--- Supplied data ---
-------

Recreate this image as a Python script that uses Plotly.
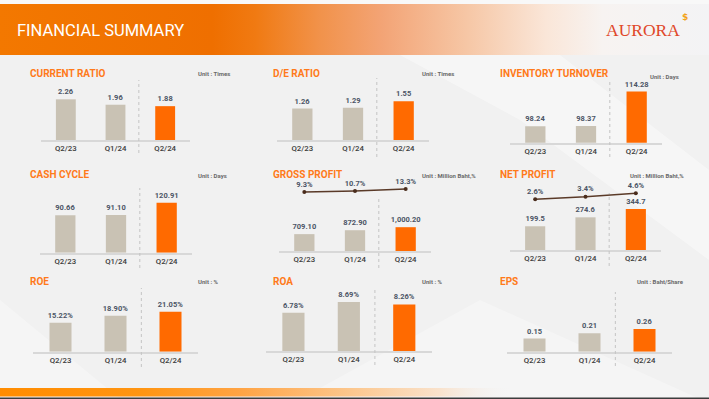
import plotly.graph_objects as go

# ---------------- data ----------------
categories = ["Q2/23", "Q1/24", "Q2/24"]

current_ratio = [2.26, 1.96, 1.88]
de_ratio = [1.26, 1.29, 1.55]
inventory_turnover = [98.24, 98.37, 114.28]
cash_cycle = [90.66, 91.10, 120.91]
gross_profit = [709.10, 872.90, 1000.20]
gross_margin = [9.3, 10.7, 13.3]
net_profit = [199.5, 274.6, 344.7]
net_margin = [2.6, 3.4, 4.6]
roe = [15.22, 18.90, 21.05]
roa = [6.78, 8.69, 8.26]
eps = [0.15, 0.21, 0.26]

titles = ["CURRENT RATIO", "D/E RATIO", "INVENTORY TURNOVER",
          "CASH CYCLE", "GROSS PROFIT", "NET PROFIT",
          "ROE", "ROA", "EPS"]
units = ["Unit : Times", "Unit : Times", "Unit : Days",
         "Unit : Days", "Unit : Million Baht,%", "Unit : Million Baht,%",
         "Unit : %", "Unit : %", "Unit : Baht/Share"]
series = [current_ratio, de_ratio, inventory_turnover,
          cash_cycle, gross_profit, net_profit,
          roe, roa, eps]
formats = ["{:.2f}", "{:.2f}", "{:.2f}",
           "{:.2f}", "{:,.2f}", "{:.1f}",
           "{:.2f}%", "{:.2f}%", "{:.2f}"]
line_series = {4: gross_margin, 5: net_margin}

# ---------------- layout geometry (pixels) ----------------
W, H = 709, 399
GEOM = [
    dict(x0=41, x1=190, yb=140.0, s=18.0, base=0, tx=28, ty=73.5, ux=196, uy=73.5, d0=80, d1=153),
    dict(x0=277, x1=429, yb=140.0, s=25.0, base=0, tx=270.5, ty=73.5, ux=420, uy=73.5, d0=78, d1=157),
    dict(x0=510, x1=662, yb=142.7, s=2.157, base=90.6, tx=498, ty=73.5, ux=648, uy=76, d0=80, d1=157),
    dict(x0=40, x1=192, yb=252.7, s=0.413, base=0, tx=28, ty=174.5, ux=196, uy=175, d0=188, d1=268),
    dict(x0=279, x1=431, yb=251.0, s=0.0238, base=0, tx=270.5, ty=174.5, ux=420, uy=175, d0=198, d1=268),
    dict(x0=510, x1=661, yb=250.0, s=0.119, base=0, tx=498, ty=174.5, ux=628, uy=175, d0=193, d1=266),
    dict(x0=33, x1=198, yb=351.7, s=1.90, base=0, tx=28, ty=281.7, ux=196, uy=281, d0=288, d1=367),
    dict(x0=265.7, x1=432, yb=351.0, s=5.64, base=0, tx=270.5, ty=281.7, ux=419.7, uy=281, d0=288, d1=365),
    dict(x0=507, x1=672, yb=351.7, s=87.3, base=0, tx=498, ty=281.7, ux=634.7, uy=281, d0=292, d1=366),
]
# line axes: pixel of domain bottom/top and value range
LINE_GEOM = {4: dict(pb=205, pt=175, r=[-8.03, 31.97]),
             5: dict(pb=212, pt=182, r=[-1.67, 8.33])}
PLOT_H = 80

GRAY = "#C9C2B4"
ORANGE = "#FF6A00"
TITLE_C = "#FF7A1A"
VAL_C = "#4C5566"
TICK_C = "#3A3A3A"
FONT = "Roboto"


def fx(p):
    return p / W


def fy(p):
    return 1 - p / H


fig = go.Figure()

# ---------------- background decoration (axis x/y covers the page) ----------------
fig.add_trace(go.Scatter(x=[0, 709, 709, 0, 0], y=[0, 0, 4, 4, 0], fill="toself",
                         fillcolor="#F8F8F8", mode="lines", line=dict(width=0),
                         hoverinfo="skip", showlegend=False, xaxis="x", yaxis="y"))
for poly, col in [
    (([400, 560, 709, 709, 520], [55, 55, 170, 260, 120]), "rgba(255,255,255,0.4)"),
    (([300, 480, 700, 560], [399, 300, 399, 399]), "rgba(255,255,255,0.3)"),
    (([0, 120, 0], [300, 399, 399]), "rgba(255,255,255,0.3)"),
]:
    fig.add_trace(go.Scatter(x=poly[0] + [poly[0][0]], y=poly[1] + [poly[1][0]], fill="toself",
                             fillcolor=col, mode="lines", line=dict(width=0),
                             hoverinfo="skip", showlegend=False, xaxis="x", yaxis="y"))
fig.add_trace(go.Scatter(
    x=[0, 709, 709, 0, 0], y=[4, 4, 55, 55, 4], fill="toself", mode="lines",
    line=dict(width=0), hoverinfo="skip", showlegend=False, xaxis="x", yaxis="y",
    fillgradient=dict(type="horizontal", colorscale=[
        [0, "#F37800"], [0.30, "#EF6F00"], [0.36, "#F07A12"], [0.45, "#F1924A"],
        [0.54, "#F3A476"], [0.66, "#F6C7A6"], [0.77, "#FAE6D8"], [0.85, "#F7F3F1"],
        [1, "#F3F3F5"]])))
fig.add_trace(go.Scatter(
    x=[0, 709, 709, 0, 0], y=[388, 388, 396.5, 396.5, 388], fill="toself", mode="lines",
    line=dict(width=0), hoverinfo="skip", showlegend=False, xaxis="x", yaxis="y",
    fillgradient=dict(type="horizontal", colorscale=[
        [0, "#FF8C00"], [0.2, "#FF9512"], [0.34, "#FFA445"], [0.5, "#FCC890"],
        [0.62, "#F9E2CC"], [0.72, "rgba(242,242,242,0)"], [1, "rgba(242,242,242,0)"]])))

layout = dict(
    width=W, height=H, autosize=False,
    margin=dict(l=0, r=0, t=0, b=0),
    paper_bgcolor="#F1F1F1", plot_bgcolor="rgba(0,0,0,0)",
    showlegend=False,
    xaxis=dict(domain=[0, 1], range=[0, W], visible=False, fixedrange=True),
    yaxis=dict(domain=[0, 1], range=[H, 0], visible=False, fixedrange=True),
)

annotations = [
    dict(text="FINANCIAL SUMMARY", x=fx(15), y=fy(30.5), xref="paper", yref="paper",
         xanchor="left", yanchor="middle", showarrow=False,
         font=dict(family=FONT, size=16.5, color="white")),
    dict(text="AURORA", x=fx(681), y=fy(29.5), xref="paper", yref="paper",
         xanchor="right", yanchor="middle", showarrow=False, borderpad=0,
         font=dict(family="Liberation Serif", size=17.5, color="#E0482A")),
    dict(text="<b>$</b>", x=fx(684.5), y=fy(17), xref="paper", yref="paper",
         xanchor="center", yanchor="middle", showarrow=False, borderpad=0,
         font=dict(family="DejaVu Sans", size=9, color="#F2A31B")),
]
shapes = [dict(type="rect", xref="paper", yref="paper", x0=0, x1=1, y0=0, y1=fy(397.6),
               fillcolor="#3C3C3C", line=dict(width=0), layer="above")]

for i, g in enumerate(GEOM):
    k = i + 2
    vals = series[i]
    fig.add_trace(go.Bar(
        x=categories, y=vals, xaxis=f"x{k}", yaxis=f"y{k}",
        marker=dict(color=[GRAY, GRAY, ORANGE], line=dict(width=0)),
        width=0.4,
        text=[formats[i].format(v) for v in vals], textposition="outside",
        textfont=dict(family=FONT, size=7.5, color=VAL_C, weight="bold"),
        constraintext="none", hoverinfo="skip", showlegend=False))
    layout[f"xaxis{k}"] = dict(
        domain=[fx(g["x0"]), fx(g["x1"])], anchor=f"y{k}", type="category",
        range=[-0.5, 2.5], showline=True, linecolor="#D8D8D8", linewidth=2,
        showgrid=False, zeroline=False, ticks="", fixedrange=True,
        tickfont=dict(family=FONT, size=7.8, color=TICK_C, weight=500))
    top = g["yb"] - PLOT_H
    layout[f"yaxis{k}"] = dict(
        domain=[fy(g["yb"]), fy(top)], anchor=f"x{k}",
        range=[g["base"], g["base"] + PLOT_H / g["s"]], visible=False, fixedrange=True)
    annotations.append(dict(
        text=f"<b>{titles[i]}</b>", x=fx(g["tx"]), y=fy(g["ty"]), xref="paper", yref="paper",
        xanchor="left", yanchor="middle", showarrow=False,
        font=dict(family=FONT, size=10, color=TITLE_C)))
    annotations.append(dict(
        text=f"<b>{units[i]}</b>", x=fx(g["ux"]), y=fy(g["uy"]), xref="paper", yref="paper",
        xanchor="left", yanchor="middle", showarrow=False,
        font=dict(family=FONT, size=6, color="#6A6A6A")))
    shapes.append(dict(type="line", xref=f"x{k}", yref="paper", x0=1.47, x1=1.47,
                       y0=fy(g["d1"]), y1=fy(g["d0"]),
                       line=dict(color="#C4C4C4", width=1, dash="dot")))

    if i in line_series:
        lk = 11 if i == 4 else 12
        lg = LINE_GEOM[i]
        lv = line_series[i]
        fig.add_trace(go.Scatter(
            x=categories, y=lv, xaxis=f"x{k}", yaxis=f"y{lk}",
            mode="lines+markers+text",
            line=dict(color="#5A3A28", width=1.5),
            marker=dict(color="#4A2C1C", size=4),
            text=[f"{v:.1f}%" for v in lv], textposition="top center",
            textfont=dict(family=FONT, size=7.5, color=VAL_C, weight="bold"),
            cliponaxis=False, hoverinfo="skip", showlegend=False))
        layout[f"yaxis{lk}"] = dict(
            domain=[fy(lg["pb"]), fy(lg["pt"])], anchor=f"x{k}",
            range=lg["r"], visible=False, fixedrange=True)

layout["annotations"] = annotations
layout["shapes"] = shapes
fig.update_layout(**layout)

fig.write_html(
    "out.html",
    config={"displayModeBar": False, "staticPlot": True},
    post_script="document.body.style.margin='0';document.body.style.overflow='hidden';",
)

-------

--- Prompt ---
Transcribe the opening line of the listing above, please, and every line after it through the line with "eps = [0.15, 0.21, 0.26]", word for word, without pictures.

--- Solution for this problem ---
Recreate this image as a Python script that uses Plotly.
import plotly.graph_objects as go

# ---------------- data ----------------
categories = ["Q2/23", "Q1/24", "Q2/24"]

current_ratio = [2.26, 1.96, 1.88]
de_ratio = [1.26, 1.29, 1.55]
inventory_turnover = [98.24, 98.37, 114.28]
cash_cycle = [90.66, 91.10, 120.91]
gross_profit = [709.10, 872.90, 1000.20]
gross_margin = [9.3, 10.7, 13.3]
net_profit = [199.5, 274.6, 344.7]
net_margin = [2.6, 3.4, 4.6]
roe = [15.22, 18.90, 21.05]
roa = [6.78, 8.69, 8.26]
eps = [0.15, 0.21, 0.26]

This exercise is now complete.